Now that digital media enable us to generate multisensory experiences with all sorts of structural couplings between modalities, questions old and new arise. Can a synthetic experience of sensory coupling stimulate the heightened mental states sometimes associated with neurological synesthesia? Can cross-sensory structures actually be perceived, or are they just a compositional device? Whether perceived as forms or not, will cross-sensory composition prove to be memorable in the same ways that paintings or music are?

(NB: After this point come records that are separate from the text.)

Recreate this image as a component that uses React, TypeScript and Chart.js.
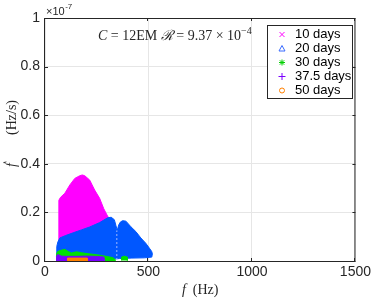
import { useEffect, useRef } from "react";
import { Chart, registerables } from "chart.js";

Chart.register(...registerables);

// axis ticks
const xTicks = [0, 500, 1000, 1500];
const yTicks = [0, 0.2, 0.4, 0.6, 0.8, 1];
const yExponent = "-7";

// legend
const seriesNames = ["10 days", "20 days", "30 days", "37.5 days", "50 days"];
const seriesColors = ["#ff00ff", "#0057ff", "#00e000", "#7a00ff", "#ff8000"];
const legendMarkerColors = ["#ff00ff", "#3a6cff", "#00d000", "#7a00ff", "#ff8000"];

// outlines of each point cloud: f in Hz, fdot in units of 1e-7 Hz/s
const f10 = [67, 67, 75, 96, 120, 144, 168, 180, 192, 216, 240, 264, 284, 304, 304];
const fd10 = [0, 0.25, 0.262, 0.279, 0.313, 0.34, 0.351, 0.354, 0.351, 0.333, 0.292, 0.258, 0.215, 0.182, 0];

const f20 = [56, 57, 62, 72, 100, 136, 176, 216, 264, 303, 320, 335, 343, 349, 356, 364, 375, 391, 415, 439, 463, 487, 505, 515, 519, 516, 480, 420, 360, 300, 200, 100, 56];
const fd20 = [0.01, 0.06, 0.078, 0.095, 0.105, 0.116, 0.128, 0.14, 0.158, 0.178, 0.18, 0.17, 0.145, 0.126, 0.148, 0.16, 0.166, 0.164, 0.141, 0.121, 0.095, 0.073, 0.052, 0.04, 0.03, 0.016, 0.013, 0.012, 0.01, 0.006, 0.002, 0, 0];

const f20gap = [347, 347];
const fd20gap = [0.004, 0.126];

const f30 = [56, 56, 60, 72, 96, 112, 128, 152, 176, 208, 256, 304, 330, 338, 338];
const fd30 = [0, 0.028, 0.038, 0.043, 0.048, 0.039, 0.033, 0.038, 0.034, 0.03, 0.025, 0.018, 0.013, 0.006, 0];

const f30b = [370, 370, 384, 398, 398];
const fd30b = [0.002, 0.016, 0.02, 0.016, 0.002];

const f375 = [56, 56, 62, 68, 80, 100, 150, 200, 250, 285, 288];
const fd375 = [0, 0.02, 0.027, 0.024, 0.02, 0.019, 0.019, 0.02, 0.019, 0.016, 0];

const f50 = [109, 109, 204, 204];
const fd50 = [0, 0.012, 0.012, 0];

const pts = (xs: number[], ys: number[]) => xs.map((x, i) => ({ x, y: ys[i] }));

const shape = (data: { x: number; y: number }[], color: string, order: number) => ({
  data,
  showLine: true,
  borderColor: color,
  backgroundColor: color,
  borderWidth: 1,
  pointRadius: 0,
  fill: "shape" as const,
  order,
});

const framePlugin = {
  id: "frame",
  afterDraw(chart: any) {
    const { ctx, chartArea } = chart;
    const { left, right, top, bottom } = chartArea;
    const xs = chart.scales.x;
    const ys = chart.scales.y;
    ctx.save();
    // box
    ctx.strokeStyle = "#262626";
    ctx.lineWidth = 1;
    ctx.strokeRect(left - 0.5, top + 0.5, right - left, bottom - top);
    // inward ticks
    ctx.beginPath();
    xTicks.forEach((v) => {
      const p = Math.round(xs.getPixelForValue(v)) - 0.5;
      ctx.moveTo(p, bottom);
      ctx.lineTo(p, bottom - 3);
      ctx.moveTo(p, top);
      ctx.lineTo(p, top + 3);
    });
    yTicks.forEach((v) => {
      const p = Math.round(ys.getPixelForValue(v)) + 0.5;
      ctx.moveTo(left, p);
      ctx.lineTo(left + 3, p);
      ctx.moveTo(right, p);
      ctx.lineTo(right - 3, p);
    });
    ctx.stroke();

    // exponent label
    ctx.fillStyle = "#262626";
    ctx.textBaseline = "alphabetic";
    ctx.textAlign = "left";
    ctx.font = '11px "Liberation Sans"';
    ctx.fillText("\u00d710", left + 1, top - 3);
    const w10 = ctx.measureText("\u00d710").width;
    ctx.font = '8px "Liberation Sans"';
    ctx.fillText(yExponent, left + 1 + w10 + 0.5, top - 9);

    // annotation
    ctx.fillStyle = "#262626";
    let x = 98;
    const base = 40;
    const seg = (t: string, font: string, dy = 0) => {
      ctx.font = font;
      ctx.fillText(t, x, base + dy);
      x += ctx.measureText(t).width;
    };
    const rom = '14px "Liberation Serif"';
    const ital = 'italic 14px "Liberation Serif"';
    seg("C", ital);
    seg(" = 12EM ", rom);
    seg("\u211b", ital);
    seg(" = 9.37 \u00d7 10", rom);
    seg("\u22124", '10px "Liberation Serif"', -6);

    // x title
    ctx.font = ital;
    const wf = ctx.measureText("f").width;
    ctx.font = rom;
    const wh = ctx.measureText("(Hz)").width;
    const total = wf + 7 + wh;
    const cx = (left + right) / 2;
    ctx.font = ital;
    ctx.fillText("f", cx - total / 2, 294);
    ctx.font = rom;
    ctx.fillText("(Hz)", cx - total / 2 + wf + 7, 294);

    // y title
    ctx.save();
    ctx.translate(16, 167);
    ctx.rotate(-Math.PI / 2);
    ctx.font = ital;
    ctx.fillText("\u1e1f", 0, 0);
    ctx.font = rom;
    ctx.fillText("(Hz/s)", 32, 0);
    ctx.restore();

    // legend
    const lx = 267;
    const ly = 25;
    const lw = 85;
    const lh = 73;
    ctx.fillStyle = "#ffffff";
    ctx.fillRect(lx, ly, lw, lh);
    ctx.strokeStyle = "#262626";
    ctx.lineWidth = 1;
    ctx.strokeRect(lx + 0.5, ly + 0.5, lw, lh);
    ctx.font = '13px "Liberation Sans"';
    ctx.textBaseline = "middle";
    seriesNames.forEach((name, i) => {
      const cy = 34.5 + i * 14;
      const mx = 282;
      const c = legendMarkerColors[i];
      ctx.strokeStyle = c;
      ctx.lineWidth = 1;
      ctx.beginPath();
      if (i === 0) {
        ctx.moveTo(mx - 2.5, cy - 2.5);
        ctx.lineTo(mx + 2.5, cy + 2.5);
        ctx.moveTo(mx + 2.5, cy - 2.5);
        ctx.lineTo(mx - 2.5, cy + 2.5);
      } else if (i === 1) {
        ctx.moveTo(mx, cy - 3);
        ctx.lineTo(mx + 3, cy + 2.5);
        ctx.lineTo(mx - 3, cy + 2.5);
        ctx.closePath();
      } else if (i === 2) {
        ctx.moveTo(mx - 3, cy);
        ctx.lineTo(mx + 3, cy);
        ctx.moveTo(mx, cy - 3);
        ctx.lineTo(mx, cy + 3);
        ctx.moveTo(mx - 2.2, cy - 2.2);
        ctx.lineTo(mx + 2.2, cy + 2.2);
        ctx.moveTo(mx + 2.2, cy - 2.2);
        ctx.lineTo(mx - 2.2, cy + 2.2);
      } else if (i === 3) {
        ctx.moveTo(mx - 3.5, cy);
        ctx.lineTo(mx + 3.5, cy);
        ctx.moveTo(mx, cy - 3.5);
        ctx.lineTo(mx, cy + 3.5);
      } else {
        ctx.arc(mx, cy, 2.5, 0, Math.PI * 2);
      }
      ctx.stroke();
      ctx.fillStyle = "#000000";
      ctx.fillText(name, 295, cy);
    });
    ctx.restore();
  },
};

export default function App() {
  const ref = useRef<HTMLCanvasElement | null>(null);
  useEffect(() => {
    if (!ref.current) return;
    const chart = new Chart(ref.current, {
      type: "scatter",
      data: {
        datasets: [
          shape(pts(f10, fd10), seriesColors[0], 6),
          shape(pts(f20, fd20), seriesColors[1], 5),
          {
            data: pts(f20gap, fd20gap),
            showLine: true,
            borderColor: "#9fbaff",
            borderWidth: 1,
            borderDash: [2, 2],
            pointRadius: 0,
            fill: false,
            order: 4,
          },
          shape(pts(f30, fd30), seriesColors[2], 3),
          shape(pts(f30b, fd30b), seriesColors[2], 3),
          shape(pts(f375, fd375), seriesColors[3], 1),
          shape(pts(f50, fd50), seriesColors[4], 0),
        ] as any,
      },
      options: {
        animation: false,
        responsive: true,
        maintainAspectRatio: false,
        layout: { padding: { left: 0, right: 16, top: 18, bottom: 0 } },
        plugins: { legend: { display: false }, tooltip: { enabled: false } },
        scales: {
          x: {
            type: "linear",
            min: 0,
            max: 1500,
            afterBuildTicks: (s: any) => {
              s.ticks = xTicks.map((v) => ({ value: v }));
            },
            afterFit: (s: any) => {
              s.height = 37;
            },
            ticks: {
              callback: (v: any) => String(v),
              font: { family: "Liberation Sans", size: 14 },
              color: "#262626",
              padding: 3,
              maxRotation: 0,
            },
            grid: { color: "#e6e6e6", drawTicks: false },
            border: { display: false },
          },
          y: {
            type: "linear",
            min: 0,
            max: 1,
            afterBuildTicks: (s: any) => {
              s.ticks = yTicks.map((v) => ({ value: v }));
            },
            afterFit: (s: any) => {
              s.width = 45;
            },
            ticks: {
              callback: (v: any) => String(Math.round(Number(v) * 10) / 10),
              font: { family: "Liberation Sans", size: 14 },
              color: "#262626",
              padding: 5,
            },
            grid: { color: "#e6e6e6", drawTicks: false },
            border: { display: false },
          },
        },
      },
      plugins: [framePlugin],
    });
    return () => chart.destroy();
  }, []);
  return (
    <div style={{ position: "fixed", left: 0, top: 0, width: 374, height: 298, background: "#fff" }}>
      <canvas ref={ref} />
    </div>
  );
}
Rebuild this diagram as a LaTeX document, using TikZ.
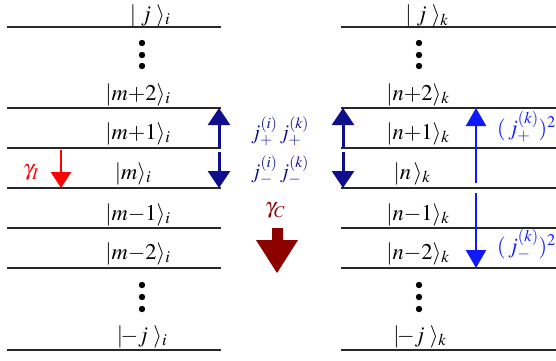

We would like to suggest that the answer to these questions is a qualified "yes." Intermedia can be considered a form of immersion. Not unlike the 3D immersion of virtual reality, it involves a threshold experience, a point at which the senses become accommodated to artifice. While virtual reality involves problems of latency for which we have laboratory measurements, immersion in VR also has elements in common with immersion in a musical work, or with the willing suspension of disbelief in reading a novel. All of them represent moments when our cognitive system adjusts to and becomes absorbed in a particular form of representation. The scientist who repeatedly explores a data set with visual, sonic and possibly haptic mappings is not unlike the person who listens repeatedly to a symphony, hearing new things each time. Only the emotional responses are distinct. Whether we are looking into the inner processes of the physical world or the inner processes of the imagination, digitally-mediated multisensory experiences will open us to new insights.